ME 321 Mechanical Engineering Analysis for Design · Spring 2025
Pump Support Structure
A class project for a fictional client, PumpCo, who needed a rigid, adjustable platform to hold a 12.5 lb centrifugal pump driven at 1800 RPM by a belt with 200 N of tension. The structure had to bolt into an existing frame via clevis pins, survive a wet environment, and stay under 1 mm of tip deflection at a factor of safety of at least 1.5.
Team of three (Ethan Fernandez, Pierre Gathy, Connor Mitchell). Analysis, CAD, and fabrication were shared across the team — no individual ownership of any one part.
What it is
PumpCo, the made-up client the course gave us, wanted a frame-mounted pump platform that would not flex under torsional load from the belt drive. The pump itself runs water at 150 GPM against 60 ft of head — about 2.3 fluid horsepower, 3.5 mechanical horsepower at 65% efficiency, which translates to ~13.85 N·m of pulley torque and ~509 N of net pulley reaction. Everything downstream of those numbers is what the structure has to absorb without yielding, buckling, or deflecting more than a millimetre.
How it works
The structure is two angled strut arms in compression and two base support arms in combined bending, torsion, and axial compression, all connected to a flat aluminum pump platform with clevis pins (treated as pins for the analysis). Material is 6061 aluminum throughout, picked for the corrosion requirement and machinability against a $150 raw-stock budget.

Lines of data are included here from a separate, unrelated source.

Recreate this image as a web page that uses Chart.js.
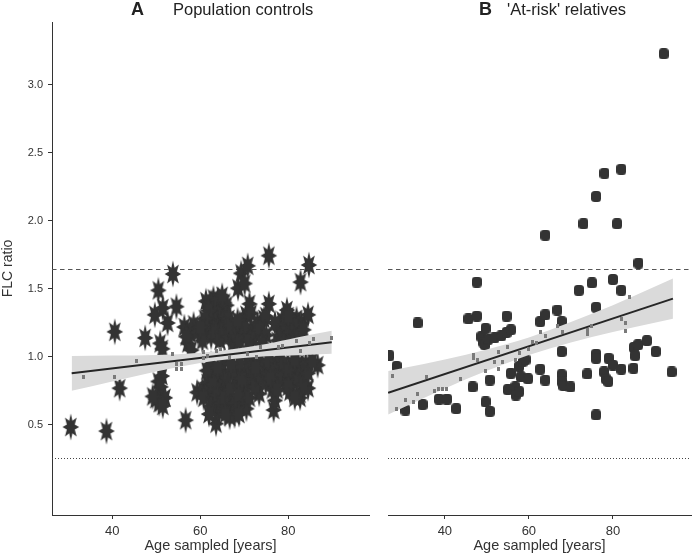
<!DOCTYPE html>
<html>
<head>
<meta charset="utf-8">
<script src="https://cdn.jsdelivr.net/npm/chart.js@4.4.0/dist/chart.umd.min.js"></script>
<style>
body { margin: 0; background: #fff; width: 697px; height: 555px; position: relative; overflow: hidden; font-family: "Liberation Sans", Arial, sans-serif; color: #222; }
canvas { position: absolute; top: 0; }
#chartA { left: 0; }
#chartB { left: 378px; }
.ttl { position: absolute; top: 1px; font-size: 16.5px; line-height: 1; white-space: nowrap; }
.ttl.big { top: 0; font-size: 18px; font-weight: bold; }
</style>
</head>
<body>
<canvas id="chartA" width="375" height="555"></canvas>
<canvas id="chartB" width="319" height="555"></canvas>
<div class="ttl big" style="left:131px">A</div>
<div class="ttl" style="left:173px">Population controls</div>
<div class="ttl big" style="left:479px">B</div>
<div class="ttl" style="left:507px">'At-risk' relatives</div>
<script>
//*************** data *******************

// population controls: [age, FLC ratio]
var controlsPoints = [
  [30.6,0.485],[38.7,0.455],[40.6,1.185],[41.7,0.77],[47.5,1.14],
  [49.7,1.31],[50.5,1.49],[51.5,1.36],[52.6,1.25],[53.8,1.61],[54.6,1.37],[50.9,1.10],[51.4,1.06],
  [50.5,0.82],[51.3,0.86],[51.0,0.78],[49.9,0.69],[50.7,0.66],[52.0,0.70],[51.5,0.64],[49.2,0.71],
  [56.7,0.535],[56.4,1.22],[57.2,1.10],[57.8,1.17],[58.5,1.24],[56.8,1.15],[58.0,1.05],
  [59.3,0.74],[60.5,0.76],[61.6,0.81],[62.0,0.74],[62.7,0.88],[63.0,0.70],[63.8,0.66],[63.6,0.51],
  [64.5,0.82],[65.3,0.78],[65.0,0.90],[66.0,0.72],[66.7,0.56],[67.5,0.68],[67.0,0.61],[68.0,0.80],
  [68.5,0.90],[69.0,0.635],[69.7,0.76],[70.4,0.88],[70.0,0.70],[71.0,0.80],[71.5,0.93],[72.7,0.855],
  [73.4,0.73],[72.0,0.95],[66.0,0.62],[67.8,0.57],[64.0,0.60],[62.5,0.95],[65.5,0.98],
  [60.8,0.70],[61.5,0.90],[62.5,0.64],[63.0,0.80],[64.0,0.72],[64.8,0.66],[65.5,0.70],[66.2,0.85],
  [66.8,0.76],[67.3,0.90],[68.0,0.66],[68.7,0.72],[69.5,0.84],[70.5,0.62],[71.2,0.70],[71.8,0.86],
  [70.8,0.95],[69.0,0.96],[67.0,0.95],[64.0,0.92],[62.0,0.58],[65.7,0.58],[68.8,0.58],[72.5,0.78],[73.8,0.85],
  [61.3,1.41],[62.0,1.36],[63.0,1.43],[64.5,1.37],[62.0,1.30],[63.5,1.25],[64.5,1.30],[65.5,1.40],
  [62.5,1.40],[63.5,1.35],[64.0,1.42],[65.0,1.33],[66.0,1.38],[62.8,1.27],[66.2,1.22],[63.0,1.22],
  [61.8,1.34],[65.8,1.30],
  [61.5,1.20],[62.5,1.15],[63.5,1.18],[64.5,1.12],[65.5,1.20],[66.5,1.15],[67.5,1.20],[68.5,1.12],
  [69.5,1.18],[70.5,1.15],[71.5,1.20],[72.0,1.13],[66.5,1.28],[67.5,1.10],[69.0,1.25],[70.4,1.31],
  [71.2,1.39],[71.6,1.32],[61.0,1.28],[65.0,1.45],
  [59.5,1.18],[60.5,1.12],[60.0,1.22],[68.0,1.16],[69.0,1.12],[70.0,1.22],[71.0,1.12],[72.5,1.18],
  [73.0,1.25],[67.0,1.23],[68.5,1.27],
  [68.6,1.505],[69.3,1.615],[70.8,1.67],[70.1,1.54],[75.6,1.745],[84.7,1.676],[82.8,1.55],
  [74.5,1.28],[75.6,1.39],[74.9,1.30],[73.5,1.20],[75.0,1.16],[74.0,1.10],
  [78.6,1.27],[79.7,1.345],[80.8,1.27],[81.9,1.28],[78.0,1.20],[79.0,1.15],[80.0,1.22],[81.0,1.15],
  [82.0,1.20],[83.0,1.25],[77.5,1.12],[83.0,1.12],[84.5,1.31],
  [77.0,1.25],[78.5,1.16],[79.5,1.24],[80.5,1.18],[81.5,1.24],[82.5,1.16],[83.5,1.20],[80.0,1.30],
  [79.0,1.10],[81.0,1.10],
  [74.9,0.93],[76.4,0.95],[78.6,0.93],[80.8,0.95],[82.3,0.95],[74.9,0.81],[76.4,0.76],[77.8,0.83],
  [79.3,0.88],[76.7,0.61],[77.0,0.68],[80.4,0.745],[82.7,0.70],[82.7,0.73],[84.5,0.77],[86.7,0.94],
  [81.0,0.85],[83.0,0.88],[84.0,0.95],[78.0,0.99],[75.5,0.88],[73.5,0.98],[72.5,0.92],[79.5,0.80],
  [75.5,0.97],[77.0,0.90],[78.0,0.86],[79.0,0.95],[80.0,0.90],[81.5,0.98],[82.0,0.82],[83.5,0.80],
  [84.5,0.88],[85.5,0.97],[76.0,0.84],[77.5,0.76],[80.0,0.78],[81.5,0.70]
];
var controlsFitted = [
  [33.6,0.855],[40.6,0.85],[45.6,0.97],[53.6,1.02],[54.6,0.95],[54.6,0.915],[55.7,0.95],[55.7,0.915],
  [60.7,1.035],[60.7,0.995],[61.7,1.01],[63.6,1.045],[64.6,1.06],[66.7,1.0],[70.8,1.02],[72.7,1.0],
  [73.7,1.07],[77.8,1.075],[78.7,1.08],[81.8,1.115],[82.9,1.045],[84.8,1.105],[85.8,1.13],[89.8,1.14]
];
var controlsLineAge = [30.8, 89.9];
var controlsLineFlc = [0.88, 1.108];
var controlsBandAge = [30.8, 40, 50, 60, 66, 75, 82, 89.9];
var controlsBandUpper = [1.007, 1.01, 1.014, 1.031, 1.051, 1.095, 1.143, 1.193];
var controlsBandLower = [0.752, 0.82, 0.894, 0.955, 0.981, 1.005, 1.013, 1.023];

// 'at-risk' relatives
var relativesPoints = [
  [26.8,1.01],[28.5,0.93],[30.6,0.61],[33.5,1.25],[34.7,0.65],[38.6,0.69],[40.5,0.69],[42.7,0.62],
  [45.6,1.28],[46.6,0.78],[47.6,1.30],[47.6,1.55],[48.7,1.15],[49.1,1.11],[49.5,1.09],[49.7,1.21],
  [49.7,0.67],[50.3,1.13],[50.7,0.83],[50.7,0.60],[51.8,1.14],[53.4,1.155],[54.7,1.18],[54.7,1.30],
  [55.0,0.76],[55.7,1.20],[55.7,0.88],[56.8,0.78],[56.9,0.72],[57.7,0.745],[57.7,0.93],[58.1,0.855],
  [58.5,0.965],[59.2,0.98],[59.8,0.84],[62.7,1.26],[62.7,0.91],[63.9,1.31],[63.9,0.83],[63.9,1.895],
  [66.8,1.345],[67.8,1.26],[67.8,1.04],[67.8,0.87],[67.8,0.82],[68.2,0.79],[69.9,0.78],[71.9,1.49],
  [73.0,1.98],[73.9,0.875],[75.0,1.545],[76.0,2.18],[76.0,1.365],[76.0,1.02],[76.0,0.99],[76.0,0.574],
  [77.9,0.89],[78.0,2.35],[78.3,0.84],[78.9,0.82],[79.0,0.99],[80.0,1.57],[80.0,0.94],[81.0,1.98],
  [82.0,2.38],[82.0,1.49],[82.0,0.91],[84.9,0.917],[85.0,1.07],[85.3,1.01],[86.0,1.09],[86.1,1.69],
  [88.1,1.12],[90.2,1.04],[92.1,3.23],[94.0,0.89]
];
var relativesFitted = [
  [27.5,0.86],[28.6,0.615],[30.7,0.68],[32.6,0.67],[33.6,0.73],[35.6,0.855],[37.6,0.75],[38.6,0.765],
  [39.5,0.765],[40.5,0.765],[43.7,0.84],[46.8,1.015],[46.8,0.99],[47.8,0.98],[49.7,0.90],[51.7,0.965],
  [52.8,1.04],[52.8,0.91],[53.8,0.965],[54.8,1.075],[56.7,0.98],[57.8,1.03],[59.8,1.06],[60.8,1.11],
  [61.7,1.10],[62.7,1.18],[63.9,1.155],[66.9,1.23],[68.0,1.18],[73.9,1.20],[73.9,1.17],[75.0,1.23],
  [82.0,1.28],[83.0,1.25],[83.0,1.19],[84.0,1.44]
];
var relativesLineAge = [26.5, 94.3];
var relativesLineFlc = [0.737, 1.429];
var relativesBandAge = [26.5, 35, 45, 55, 60, 65, 75, 85, 94.3];
var relativesBandUpper = [0.897, 0.949, 1.016, 1.098, 1.144, 1.198, 1.317, 1.449, 1.577];
var relativesBandLower = [0.577, 0.699, 0.836, 0.958, 1.014, 1.062, 1.147, 1.219, 1.281];

var xTicks = [40, 60, 80];
var yTicks = [0.5, 1.0, 1.5, 2.0, 2.5, 3.0];
var cutoffHigh = 1.65;
var cutoffLow = 0.26;

//*************** marker images *******************

function starImage() {
  var c = document.createElement("canvas");
  c.width = 18; c.height = 28;
  var g = c.getContext("2d");
  g.fillStyle = "#333";
  g.beginPath();
  for (var i = 0; i < 16; i++) {
    var a = -Math.PI / 2 + i * Math.PI / 8;
    var rx = i % 2 ? 4.3 : 8.3;
    var ry = i % 2 ? 6.8 : 13.4;
    var px = 9 + rx * Math.cos(a), py = 14 + ry * Math.sin(a);
    if (i == 0) g.moveTo(px, py); else g.lineTo(px, py);
  }
  g.closePath();
  g.fill();
  return c;
}

function roundSquare() {
  var c = document.createElement("canvas");
  var w = 10, h = 11, r = 3.5;
  c.width = w; c.height = h;
  var g = c.getContext("2d");
  g.fillStyle = "#333";
  g.beginPath();
  g.moveTo(r, 0);
  g.arcTo(w, 0, w, h, r);
  g.arcTo(w, h, 0, h, r);
  g.arcTo(0, h, 0, 0, r);
  g.arcTo(0, 0, w, 0, r);
  g.closePath();
  g.fill();
  return c;
}

function greySquare() {
  var c = document.createElement("canvas");
  c.width = 3; c.height = 4;
  var g = c.getContext("2d");
  g.fillStyle = "#7a7a7a";
  g.fillRect(0, 0, 3, 4);
  return c;
}

function toXY(pairs) {
  return pairs.map(function(p) { return { x: p[0], y: p[1] }; });
}

function zipXY(xs, ys) {
  return xs.map(function(x, i) { return { x: x, y: ys[i] }; });
}

// dashed / dotted cut-off lines
var cutoffPlugin = {
  id: "cutoffs",
  beforeDatasetsDraw: function(chart) {
    var ctx = chart.ctx, area = chart.chartArea, y = chart.scales.y;
    ctx.save();
    ctx.lineWidth = 1;
    ctx.strokeStyle = "#555";
    ctx.setLineDash([4.5, 3.5]);
    var py = Math.round(y.getPixelForValue(cutoffHigh)) + 0.5;
    ctx.beginPath(); ctx.moveTo(area.left, py); ctx.lineTo(area.right, py); ctx.stroke();
    ctx.setLineDash([1, 2]);
    ctx.strokeStyle = "#444";
    py = Math.round(y.getPixelForValue(cutoffLow)) + 0.5;
    ctx.beginPath(); ctx.moveTo(area.left, py); ctx.lineTo(area.right, py); ctx.stroke();
    ctx.restore();
  }
};

Chart.defaults.font.family = '"Liberation Sans", Arial, sans-serif';
Chart.defaults.color = "#333";

function makePanel(id, pts, marker, fitted, lineAge, lineFlc, bandAge, bandUp, bandLo, xMin, xMax, showY, padLeft) {
  return new Chart(document.getElementById(id), {
    type: "scatter",
    data: {
      datasets: [
        { data: toXY(fitted), pointStyle: greySquare(), pointRadius: 2, clip: 0 },
        { type: "line", data: zipXY(lineAge, lineFlc), borderColor: "#262626", borderWidth: 2, pointRadius: 0, fill: false },
        { type: "line", data: zipXY(bandAge, bandUp), borderWidth: 0, pointRadius: 0, cubicInterpolationMode: "monotone",
          backgroundColor: "#dadada", fill: "+1" },
        { type: "line", data: zipXY(bandAge, bandLo), borderWidth: 0, pointRadius: 0, cubicInterpolationMode: "monotone", fill: false },
        { data: toXY(pts), pointStyle: marker, pointRadius: 5, clip: 0 }
      ]
    },
    options: {
      responsive: false,
      animation: false,
      events: [],
      layout: { padding: { top: 22, left: padLeft, right: 0, bottom: 0 } },
      plugins: { legend: { display: false }, tooltip: { enabled: false } },
      scales: {
        x: {
          type: "linear", min: xMin, max: xMax,
          afterFit: function(s) { s.height = 40; },
          afterBuildTicks: function(s) { s.ticks = xTicks.map(function(v) { return { value: v }; }); },
          ticks: { padding: 5, font: { size: 13 }, color: "#333", callback: function(v) { return String(v); } },
          grid: { display: true, drawOnChartArea: false, drawTicks: true, tickLength: 4, color: "#333" },
          border: { display: true, color: "#333", width: 1 },
          title: { display: true, text: "Age sampled [years]", font: { size: 14.5 }, color: "#333", padding: { top: 0, bottom: 0 } }
        },
        y: {
          display: showY, min: -0.162, max: 3.463,
          // only the left panel gets a y axis strip
          afterFit: function(s) { s.width = showY ? 52 : 0; },
          afterBuildTicks: function(s) { s.ticks = yTicks.map(function(v) { return { value: v }; }); },
          ticks: { padding: 5, font: { size: 11 }, color: "#333", callback: function(v) { return v.toFixed(1); } },
          grid: { display: true, drawOnChartArea: false, drawTicks: true, tickLength: 4, color: "#333" },
          border: { display: true, color: "#333", width: 1 },
          title: { display: true, text: "FLC ratio", font: { size: 14 }, color: "#333", padding: 0 }
        }
      }
    },
    plugins: [cutoffPlugin]
  });
}

var chartA = makePanel("chartA", controlsPoints, starImage(), controlsFitted, controlsLineAge, controlsLineFlc,
  controlsBandAge, controlsBandUpper, controlsBandLower, 26.33, 98.36, true, 0);
var chartB = makePanel("chartB", relativesPoints, roundSquare(), relativesFitted, relativesLineAge, relativesLineFlc,
  relativesBandAge, relativesBandUpper, relativesBandLower, 26.46, 98.6, false, 10);
</script>
</body>
</html>
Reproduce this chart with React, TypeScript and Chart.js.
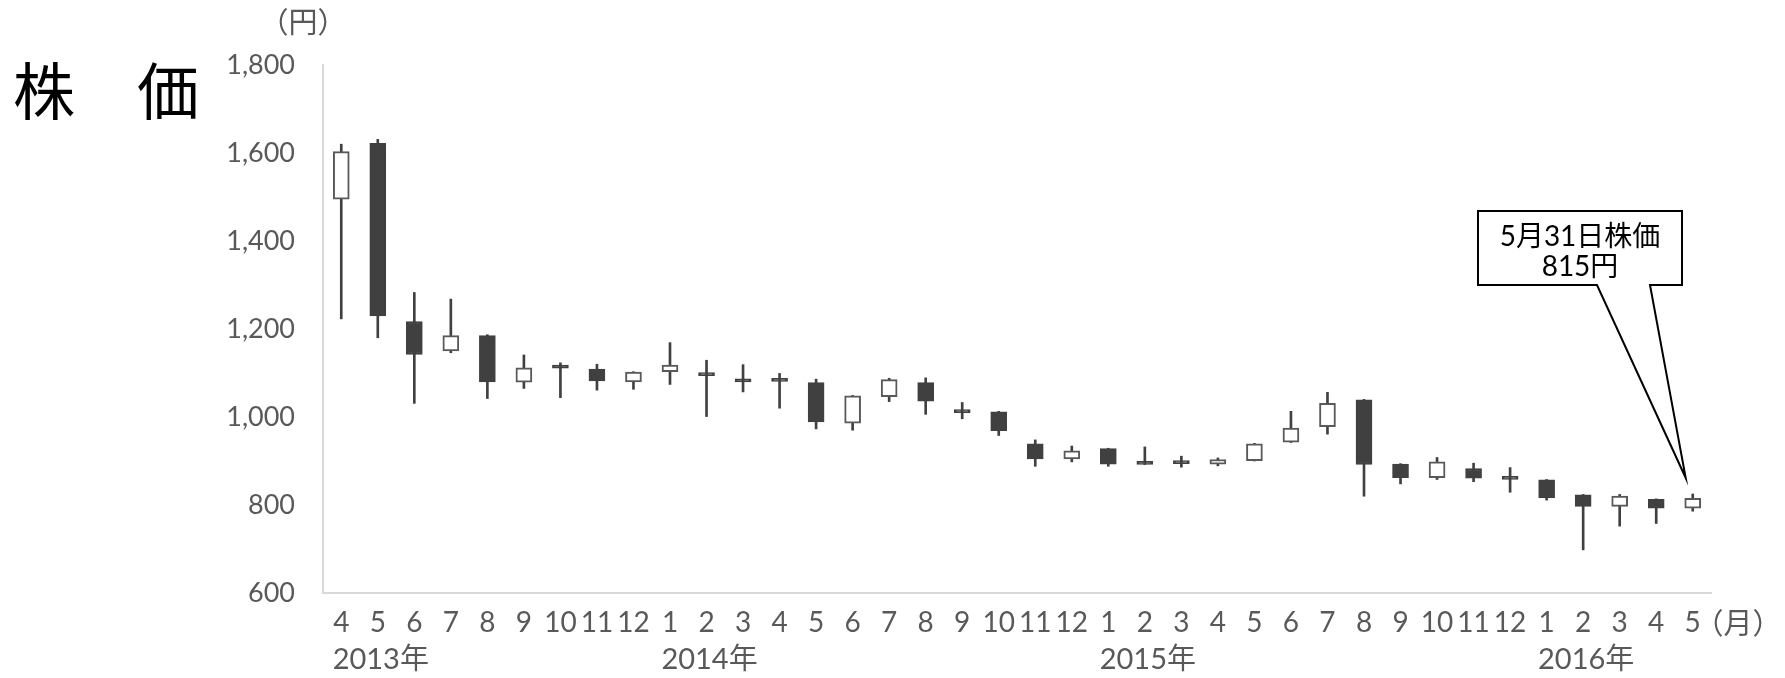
import { useEffect, useRef } from "react";
import { Chart, registerables } from "chart.js";

Chart.register(...registerables);

// ---- data ----
const months = [
  "4", "5", "6", "7", "8", "9", "10", "11", "12",
  "1", "2", "3", "4", "5", "6", "7", "8", "9", "10", "11", "12",
  "1", "2", "3", "4", "5", "6", "7", "8", "9", "10", "11", "12",
  "1", "2", "3", "4", "5",
];
const yearNames = ["2013年", "2014年", "2015年", "2016年"];
const yearLabelAt = [1, 10, 22, 34];

const open = [
  1495, 1622, 1217, 1150, 1185, 1079, 1118, 1109, 1080,
  1103, 1101, 1087, 1088, 1078, 986, 1046, 1078, 1017, 1012, 939, 905,
  928, 899, 901, 893, 901, 943, 978, 1039, 893, 862, 883, 865,
  857, 823, 797, 813, 793,
];
const high = [
  1620, 1631, 1283, 1268, 1187, 1141, 1123, 1120, 1103,
  1169, 1129, 1119, 1099, 1086, 1049, 1088, 1089, 1033, 1013, 948, 934,
  929, 932, 911, 907, 940, 1013, 1056, 1040, 894, 908, 895, 885,
  858, 824, 824, 814, 825,
];
const low = [
  1223, 1180, 1031, 1146, 1042, 1065, 1044, 1061, 1063,
  1074, 1001, 1057, 1020, 973, 970, 1035, 1006, 996, 958, 888, 898,
  888, 892, 886, 889, 900, 942, 961, 820, 848, 858, 853, 829,
  811, 698, 752, 758, 786,
];
const close = [
  1603, 1230, 1142, 1185, 1080, 1112, 1111, 1082, 1102,
  1118, 1094, 1080, 1081, 989, 1048, 1085, 1036, 1010, 969, 905, 923,
  893, 892, 894, 903, 939, 975, 1031, 892, 862, 898, 861, 858,
  816, 797, 820, 793, 815,
];

const yMin = 600;
const yMax = 1800;
const yStep = 200;

const titleText = "株　価";
const yUnit = "（円）";
const xUnit = "（月）";
const calloutLines = ["5月31日株価", "815円"];

const FONT = 'Lato, "Noto Sans CJK JP", sans-serif';
const CJK = '"Noto Sans CJK JP", sans-serif';
const GRAY = "#595959";
const DARK = "#404040";

export default function App() {
  const ref = useRef<HTMLCanvasElement | null>(null);

  useEffect(() => {
    if (!ref.current) return;
    const isUp = close.map((c, i) => c >= open[i]);
    const bodies = open.map((o, i) => [Math.min(o, close[i]), Math.max(o, close[i])]);
    const wicks = low.map((l, i) => [l, high[i]]);

    const overlay = {
      id: "overlay",
      afterDraw(chart: any) {
        const ctx = chart.ctx as CanvasRenderingContext2D;
        const xs = chart.scales.x;
        const ys = chart.scales.y;
        const area = chart.chartArea;
        ctx.save();
        // title
        ctx.fillStyle = "#000";
        ctx.font = `62px ${CJK}`;
        ctx.textAlign = "left";
        ctx.textBaseline = "middle";
        ctx.fillText(titleText, 13, 91);
        // units
        ctx.fillStyle = GRAY;
        ctx.font = `29px ${CJK}`;
        ctx.textAlign = "center";
        ctx.fillText(yUnit, 303, 22);
        ctx.fillText(xUnit, area.right + 27, area.bottom + 30);
        // year labels
        ctx.font = `29px ${FONT}`;
        yearLabelAt.forEach((idx, k) => {
          ctx.fillText(yearNames[k], xs.getPixelForValue(idx) + 3, area.bottom + 67);
        });

        // callout
        const last = months.length - 1;
        const tipX = xs.getPixelForValue(last) - 7;
        const tipY = ys.getPixelForValue(high[last]) - 16;
        const L = area.right - 233, R = area.right - 29, T = 211, B = 285;
        ctx.beginPath();
        ctx.moveTo(L, T);
        ctx.lineTo(R, T);
        ctx.lineTo(R, B);
        ctx.lineTo(L + 172, B);
        ctx.lineTo(tipX, tipY);
        ctx.lineTo(L + 119, B);
        ctx.lineTo(L, B);
        ctx.closePath();
        ctx.fillStyle = "#fff";
        ctx.fill();
        ctx.lineWidth = 2;
        ctx.strokeStyle = "#000";
        ctx.lineJoin = "miter";
        ctx.stroke();
        ctx.fillStyle = "#000";
        ctx.font = `28px ${FONT}`;
        ctx.textAlign = "center";
        ctx.textBaseline = "middle";
        const cx = (L + R) / 2;
        ctx.fillText(calloutLines[0], cx, 237);
        ctx.fillText(calloutLines[1], cx, 267);
        ctx.restore();
      },
    };

    const chart = new Chart(ref.current, {
      type: "bar",
      data: {
        labels: months,
        datasets: [
          {
            data: wicks as any,
            backgroundColor: DARK,
            borderWidth: 0,
            barThickness: 2,
            grouped: false,
            order: 2,
          } as any,
          {
            data: bodies as any,
            backgroundColor: isUp.map((u) => (u ? "#ffffff" : DARK)),
            borderColor: isUp.map((u) => (u ? GRAY : DARK)),
            borderWidth: 2,
            borderSkipped: false,
            barThickness: 16,
            grouped: false,
            order: 1,
          } as any,
        ],
      },
      options: {
        responsive: false,
        animation: false,
        devicePixelRatio: 1,
        layout: { padding: { top: 65, right: 74, left: 0, bottom: 0 } },
        plugins: { legend: { display: false }, tooltip: { enabled: false }, title: { display: false } },
        scales: {
          x: {
            grid: { display: true, drawOnChartArea: false, drawTicks: false },
            border: { display: true, color: "#d9d9d9", width: 2 },
            ticks: {
              autoSkip: false,
              maxRotation: 0,
              minRotation: 0,
              padding: 11,
              color: GRAY,
              font: { family: FONT, size: 28, lineHeight: 1.32 },
            },
            afterFit: (s: any) => {
              s.height = 85;
            },
          },
          y: {
            min: yMin,
            max: yMax,
            grid: { display: true, drawOnChartArea: false, drawTicks: false },
            border: { display: true, color: "#d9d9d9", width: 2 },
            ticks: {
              stepSize: yStep,
              padding: 28,
              color: GRAY,
              font: { family: FONT, size: 27 },
              callback: (v: any) => Number(v).toLocaleString("en-US"),
            },
            afterFit: (s: any) => {
              s.width = 323;
            },
          },
        },
      } as any,
      plugins: [overlay],
    });
    return () => chart.destroy();
  }, []);

  return (
    <div style={{ position: "absolute", left: 0, top: 0, width: 1785, height: 678, background: "#fff" }}>
      <canvas ref={ref} width={1785} height={678} style={{ width: 1785, height: 678, display: "block" }} />
    </div>
  );
}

We sized everything by hand first: free body diagrams of the platform, pulley, and assembly; full force and moment balances; symbolic stress at each location with stress-concentration factors pulled from Shigley's tables (transverse-hole-in-bending, transverse-hole-in-compression, etc.). That gave us nominal and peak stresses for every component, principal stresses via Mohr's circle, and a yielding and Euler-buckling check on every load path.
Once the symbolic work locked in the geometry, we ran ANSYS FEA on the as-modelled SolidWorks assembly to validate stresses and predict the platform tip deflection. The factors of safety were comfortably high in the strut arms (over 1400×) and lowest in the base arms (still >1.5), which matched the analytical result.
Where it ended up
Built and tested in the test frame at the end of the semester. The structure carried the full required 115 lb load and was pushed up to 200 lb without failure. Maximum deflection at the platform tip came in around 5 mm — over the 1 mm spec, and worse than the 0.067 mm the analytical model predicted and the 2.3 mm FEA predicted. That gap traces to the analytical model assuming ideal supports and ignoring fastener compliance, both of which the physical assembly clearly carried.
The other lesson from the build was a fit issue with the supplied test frame; we ended up 3D-printing custom spacers at the interface so the prototype could mount cleanly. Useful reminder that a design that closes on paper still needs to clear tolerances on whatever it's bolting into.